A group, Reclaiming Futures in Northern Nigeria (REFINN), has said drug abuse education in Nigerian Schools is not sufficient to help teenagers who are most vulnerable to the scourge. 

The group, which is a project of four alumni of the United States-sponsored International Visitors Leadership Programme (IVLP), made the revelation after a one-week training workshop in Kaduna state.

The workshop, according to McBishop Ogueji, coordinator of the project, is a preventive education programme to equip the teenagers with life skills required to deal with their vulnerabilities and avoid turning to drugs. 


Some students who participated in the workshop spoke on their exposure to the subject of drug abuse.

Sharing her experience, Stella Danjuma, a final-year student of Government Girls Secondary School, Kabala Costain, said she had never heard about the names of drugs commonly abused by youths and what the drugs do to the human body. 

She revealed that her school talks generally to the students on drug abuse occasionally during assembly time in the morning before classes begin.

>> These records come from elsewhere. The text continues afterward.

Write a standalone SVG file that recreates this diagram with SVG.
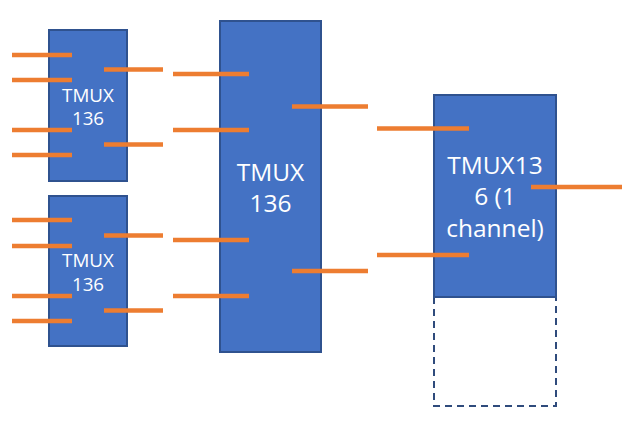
<svg xmlns="http://www.w3.org/2000/svg" width="625" height="430" viewBox="0 0 625 430">
<style>
.box{fill:#4472C4;stroke:#2F528F;stroke-width:2}
.dash{fill:none;stroke:#2F4B7C;stroke-width:2;stroke-dasharray:7,5}
.w{stroke:#ED7D31;stroke-width:4.5;fill:none}
.t{fill:#FFFFFF;font-family:"Open Sans","Liberation Sans",sans-serif;text-anchor:middle}
.s{font-size:18.8px}
.b{font-size:24.5px}
</style>
<rect x="0" y="0" width="625" height="430" fill="#FFFFFF"/>
<g id="mux1">
<rect class="box" x="49" y="30" width="78" height="151"/>
<text class="t s" x="88" y="101.5">TMUX</text>
<text class="t s" x="88" y="125">136</text>
</g>
<g id="mux2">
<rect class="box" x="49" y="196" width="78" height="150"/>
<text class="t s" x="88" y="266.5">TMUX</text>
<text class="t s" x="88" y="290.5">136</text>
</g>
<g id="mux3">
<rect class="box" x="220" y="21" width="101" height="331"/>
<text class="t b" x="270.5" y="180.5">TMUX</text>
<text class="t b" x="270.5" y="211.5">136</text>
</g>
<g id="mux4">
<rect class="dash" x="434" y="296" width="122" height="110"/>
<rect class="box" x="434" y="95" width="122" height="202"/>
<text class="t b" x="495" y="173.5">TMUX13</text>
<text class="t b" x="495" y="205">6 (1</text>
<text class="t b" x="495" y="236.5">channel)</text>
</g>
<g id="connectors">
<line class="w" x1="12" y1="55" x2="72" y2="55"/>
<line class="w" x1="12" y1="80" x2="72" y2="80"/>
<line class="w" x1="12" y1="130" x2="72" y2="130"/>
<line class="w" x1="12" y1="155" x2="72" y2="155"/>
<line class="w" x1="104" y1="69.5" x2="163" y2="69.5"/>
<line class="w" x1="104" y1="144.5" x2="163" y2="144.5"/>
<line class="w" x1="12" y1="220" x2="72" y2="220"/>
<line class="w" x1="12" y1="246" x2="72" y2="246"/>
<line class="w" x1="12" y1="296" x2="72" y2="296"/>
<line class="w" x1="12" y1="321" x2="72" y2="321"/>
<line class="w" x1="104" y1="235.5" x2="163" y2="235.5"/>
<line class="w" x1="104" y1="310.5" x2="163" y2="310.5"/>
<line class="w" x1="173" y1="74" x2="249" y2="74"/>
<line class="w" x1="173" y1="130" x2="249" y2="130"/>
<line class="w" x1="173" y1="240" x2="249" y2="240"/>
<line class="w" x1="173" y1="296" x2="249" y2="296"/>
<line class="w" x1="292" y1="106.5" x2="368" y2="106.5"/>
<line class="w" x1="292" y1="271" x2="368" y2="271"/>
<line class="w" x1="377" y1="128.5" x2="469" y2="128.5"/>
<line class="w" x1="377" y1="255" x2="469" y2="255"/>
<line class="w" x1="531" y1="187" x2="622" y2="187"/>
</g>
</svg>
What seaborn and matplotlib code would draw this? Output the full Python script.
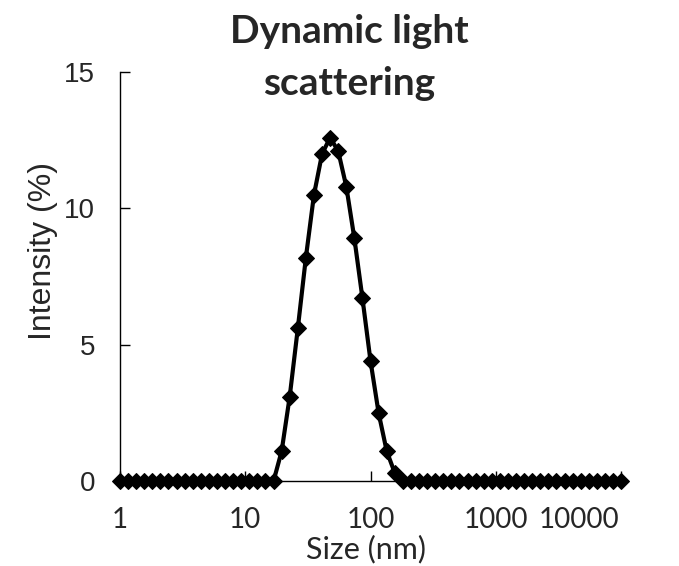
import numpy as np
import pandas as pd
import seaborn as sns
import matplotlib.pyplot as plt
from matplotlib.transforms import ScaledTranslation

# --- dados ---
tamanho_nm = [
    1.000, 1.160, 1.346, 1.561, 1.811, 2.101, 2.438, 2.828, 3.281, 3.807,
    4.417, 5.124, 5.945, 6.898, 8.003, 9.284, 10.77, 12.50, 14.50, 16.82,
    19.52, 22.64, 26.27, 30.48, 35.36, 41.03, 47.60, 55.22, 64.07, 74.32,
    86.23, 100.0, 116.0, 134.6, 156.1, 181.1, 210.1, 243.8, 282.8, 328.1,
    380.7, 441.7, 512.4, 594.5, 689.8, 800.3, 928.4, 1077, 1250, 1450,
    1682, 1952, 2264, 2627, 3048, 3536, 4103, 4760, 5522, 6407,
    7432, 8623, 10000,
]
intensidade = (
    [0.0] * 20
    + [1.1, 3.1, 5.6, 8.2, 10.5, 12.0, 12.6, 12.1, 10.8, 8.9,
       6.7, 4.4, 2.5, 1.1, 0.3]
    + [0.0] * 28
)
ticks_x = [1, 10, 100, 1000, 10000]
ticks_y = [0, 5, 10, 15]

dados = pd.DataFrame({'Size': tamanho_nm, 'Intensity': intensidade})

sns.set_style('white')
fig = plt.figure(figsize=(6.79, 5.66), dpi=100)
ax = fig.add_axes([0.1767, 0.150, 0.738, 0.7226])

sns.lineplot(data=dados, x='Size', y='Intensity', ax=ax, color='black',
             linewidth=3.0, marker='D', markersize=8, markeredgecolor='black',
             markerfacecolor='black', estimator=None, sort=False)
for linha in ax.lines:
    linha.set_clip_on(False)

ax.set_xscale('log')
ax.set_xlim(1, 10000)
ax.set_ylim(0, 15)
ax.set_xticks(ticks_x)
ax.set_xticklabels([str(t) for t in ticks_x], fontfamily='Lato', fontsize=20)
ax.set_yticks(ticks_y)
ax.set_yticklabels([str(t) for t in ticks_y], fontfamily='Liberation Sans', fontsize=20)
ax.minorticks_off()
ax.tick_params(axis='both', direction='in', length=7, width=1, color='black')
ax.tick_params(axis='x', pad=19, bottom=True)
ax.tick_params(axis='y', pad=18, left=True)

# o último rótulo do eixo x fica deslocado para dentro, como no original
ultimo = ax.get_xticklabels()[-1]
ultimo.set_horizontalalignment('right')
ultimo.set_transform(ultimo.get_transform() + ScaledTranslation(-2 / 100, 0, fig.dpi_scale_trans))

for lado in ['top', 'right']:
    ax.spines[lado].set_visible(False)
for lado in ['left', 'bottom']:
    ax.spines[lado].set_color('black')
    ax.spines[lado].set_linewidth(1.0)

ax.set_xlabel('')
ax.set_ylabel('')
fig.text(0.539, 0.030, 'Size (nm)', ha='center', va='center',
         fontfamily='Lato', fontsize=22)
fig.text(0.064, 0.5565, 'Intensity (%)', ha='center', va='center',
         rotation=90, fontfamily='Liberation Sans', fontsize=23)
fig.text(0.514, 0.945, 'Dynamic light', ha='center', va='center',
         fontfamily='Lato', fontweight='bold', fontsize=28)
fig.text(0.514, 0.852, 'scattering', ha='center', va='center',
         fontfamily='Lato', fontweight='bold', fontsize=28)

fig.savefig('out.png', dpi=100)
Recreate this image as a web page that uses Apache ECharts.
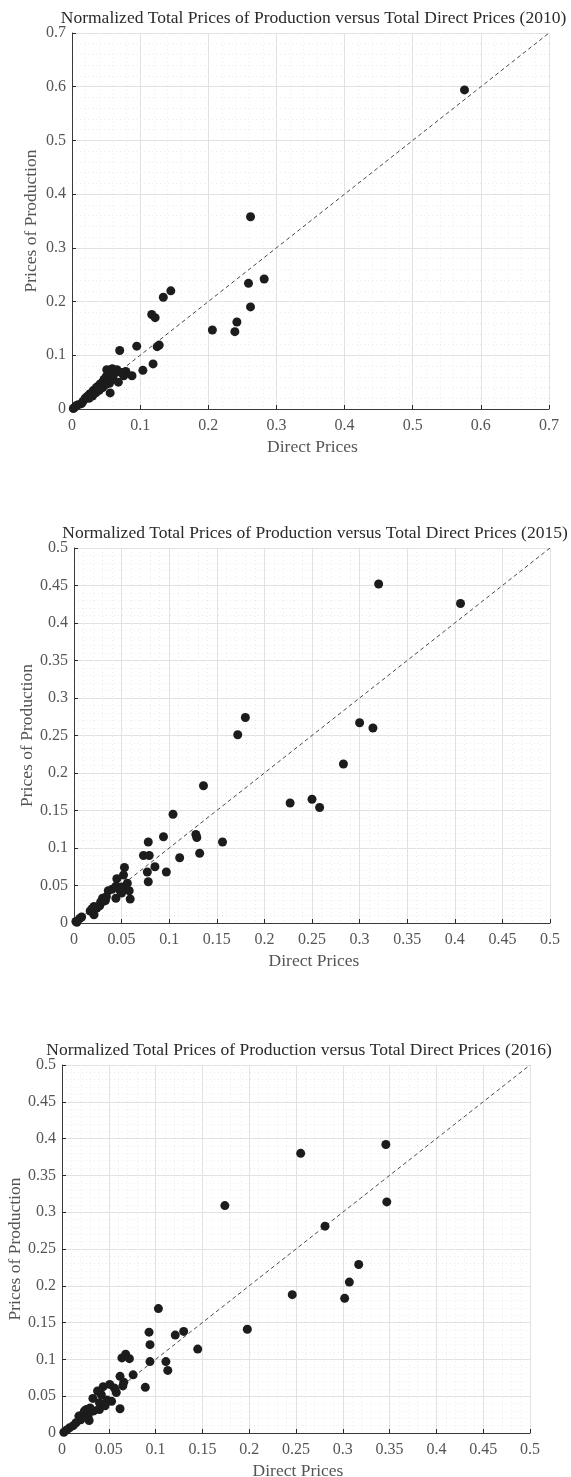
<!DOCTYPE html>
<html><head><meta charset="utf-8">
<script src="https://cdn.jsdelivr.net/npm/echarts@6/dist/echarts.min.js"></script>
<style>html,body{margin:0;padding:0;background:#fff}#c{width:571px;height:1477px}</style>
</head><body><div id="c"></div>
<script>
// ---- data ----
const titles = [
  'Normalized Total Prices of Production versus Total Direct Prices (2010)',
  'Normalized Total Prices of Production versus Total Direct Prices (2015)',
  'Normalized Total Prices of Production versus Total Direct Prices (2016)'
];
const xAxisTitle = 'Direct Prices';
const yAxisTitle = 'Prices of Production';
const axisMax = [0.7, 0.5, 0.5];
const axisStep = [0.1, 0.05, 0.05];

const x2010 = [0.576,0.262,0.282,0.259,0.262,0.242,0.239,0.206,0.145,0.134,0.117,0.122,0.125,0.128,0.119,0.104,0.095,0.070,0.088,0.079,0.076,0.068,0.066,0.059,0.051,0.056,
  0.002,0.004,0.006,0.009,0.014,0.016,0.019,0.021,0.023,0.025,0.026,0.028,0.030,0.031,0.033,0.035,0.036,0.038,0.040,0.041,0.043,0.045,0.046,0.047,0.049,0.050,0.052,0.054,0.055,0.058,0.060,0.062,0.064,0.072];
const y2010 = [0.594,0.358,0.242,0.234,0.190,0.162,0.144,0.147,0.220,0.208,0.176,0.170,0.116,0.119,0.084,0.072,0.117,0.109,0.062,0.070,0.062,0.050,0.073,0.075,0.073,0.030,
  0.001,0.003,0.006,0.008,0.010,0.014,0.019,0.022,0.024,0.020,0.028,0.029,0.024,0.034,0.036,0.030,0.040,0.042,0.035,0.046,0.048,0.040,0.052,0.055,0.045,0.060,0.050,0.058,0.048,0.055,0.060,0.066,0.070,0.068];

const x2015 = [0.320,0.406,0.180,0.172,0.300,0.314,0.283,0.227,0.250,0.258,0.136,0.104,0.156,0.128,0.129,0.132,0.111,0.094,0.097,0.085,0.078,0.073,0.079,0.077,0.078,
  0.053,0.052,0.045,0.044,0.050,0.056,0.058,0.059,0.044,0.048,0.050,0.054,0.040,0.036,0.034,0.030,0.031,0.027,0.024,0.021,0.020,0.021,0.017,0.019,0.028,0.033,0.008,0.006,0.003,0.002];
const y2015 = [0.452,0.426,0.274,0.251,0.267,0.260,0.212,0.160,0.165,0.154,0.183,0.145,0.108,0.118,0.114,0.093,0.087,0.115,0.068,0.075,0.108,0.090,0.090,0.068,0.055,
  0.074,0.064,0.059,0.049,0.048,0.053,0.043,0.032,0.033,0.044,0.040,0.046,0.045,0.043,0.035,0.033,0.029,0.023,0.020,0.022,0.014,0.011,0.016,0.019,0.028,0.030,0.008,0.006,0.001,0.002];

const x2016 = [0.346,0.255,0.347,0.174,0.281,0.317,0.307,0.302,0.246,0.198,0.103,0.093,0.094,0.121,0.130,0.145,0.094,0.111,0.113,0.089,0.076,0.068,0.064,0.072,0.062,0.066,0.065,0.062,
  0.051,0.056,0.058,0.044,0.038,0.033,0.053,0.048,0.040,0.040,0.046,0.030,0.026,0.028,0.029,0.022,0.018,0.020,0.015,0.012,0.008,0.005,0.002,0.034,0.042,0.024];
const y2016 = [0.392,0.380,0.314,0.309,0.281,0.229,0.205,0.183,0.188,0.141,0.169,0.137,0.120,0.133,0.138,0.114,0.097,0.097,0.085,0.062,0.079,0.107,0.102,0.101,0.077,0.069,0.064,0.033,
  0.066,0.061,0.055,0.063,0.057,0.047,0.043,0.045,0.041,0.032,0.037,0.034,0.032,0.024,0.017,0.025,0.023,0.018,0.014,0.010,0.007,0.004,0.001,0.030,0.052,0.030];

const xs = [x2010, x2015, x2016];
const ys = [y2010, y2015, y2016];

// ---- layout ----
const grids = [
  {left: 72, top: 33, width: 477, height: 376},
  {left: 74, top: 548, width: 476, height: 375},
  {left: 62, top: 1065, width: 468, height: 368}
];
const FONT = 'Liberation Serif';

const chart = echarts.init(document.getElementById('c'), null, {renderer: 'canvas'});

const option = {
  backgroundColor: '#fff',
  animation: false,
  grid: grids.map(g => Object.assign({containLabel: false, outerBoundsMode: 'none'}, g)),
  xAxis: grids.map((g, i) => axisCfg(i, 'x')),
  yAxis: grids.map((g, i) => axisCfg(i, 'y')),
  series: [],
  graphic: []
};

function axisCfg(i, dim) {
  return {
    gridIndex: i, type: 'value', min: 0, max: axisMax[i], interval: axisStep[i],
    axisLine: {show: true, onZero: false, lineStyle: {color: '#3a3a3a', width: 1}},
    axisTick: {show: true, inside: true, length: 4, lineStyle: {color: '#2a2a2a'}},
    axisLabel: {color: '#555', fontFamily: FONT, fontSize: 16, margin: dim === 'x' ? 9 : 6, hideOverlap: false},
    splitLine: {show: true, lineStyle: {color: '#e2e2e2', width: 1}},
    minorTick: {show: false, splitNumber: 5},
    minorSplitLine: {show: true, lineStyle: {color: '#ececec', width: 1, type: [1, 3]}}
  };
}

for (let i = 0; i < 3; i++) {
  const pts = xs[i].map((v, k) => [v, ys[i][k]]);
  option.series.push({
    type: 'line', xAxisIndex: i, yAxisIndex: i, data: [[0, 0], [axisMax[i], axisMax[i]]],
    showSymbol: false, silent: true, z: 2,
    lineStyle: {color: '#4a4a4a', width: 1, type: [4, 3]}
  });
  option.series.push({
    type: 'scatter', xAxisIndex: i, yAxisIndex: i, data: pts,
    symbol: 'circle', symbolSize: 9, z: 3,
    itemStyle: {color: '#1c1c1c', opacity: 1}
  });
  const g = grids[i];
  const cx = g.left + g.width / 2;
  option.graphic.push({
    type: 'text', x: cx + 3, y: g.top - 15,
    style: {text: titles[i], font: '17.5px "' + FONT + '"', fill: '#2a2a2a', align: 'center', verticalAlign: 'middle'}
  });
  option.graphic.push({
    type: 'text', x: cx + 2, y: g.top + g.height + 38,
    style: {text: xAxisTitle, font: '17.5px "' + FONT + '"', fill: '#555', align: 'center', verticalAlign: 'middle'}
  });
}
const yNameX = [31, 27, 15];
for (let i = 0; i < 3; i++) {
  const g = grids[i];
  option.graphic.push({
    type: 'text', x: yNameX[i], y: g.top + g.height / 2, rotation: Math.PI / 2,
    style: {text: yAxisTitle, font: '17.5px "' + FONT + '"', fill: '#555', align: 'center', verticalAlign: 'middle'}
  });
}

chart.setOption(option);
</script>
</body></html>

Her counterpart at De Victory International School, Abubakar Kigo Road, Anaekwe Kenneth, said the school teaches drug abuse as part of Basic Science in the junior secondary school. 

“But we’ve never heard about the names of these drugs and their effects on the body, especially the brain,” he said. 

REFINN noted that none of the 80 senior secondary school students selected from different schools in the state capital could explain properly the negative effects of drug abuse. 

And while most of them could define drug abuse, they had no clue about addiction and the dangers it poses, or how to fight motivation for drug use. 

The group which is sponsored by the Alumni Engagement Innovation Fund of the US Department of State with support from the US Embassy in Nigeria called on stakeholders to do more in ensuring drug abuse education in all Nigerian Schools.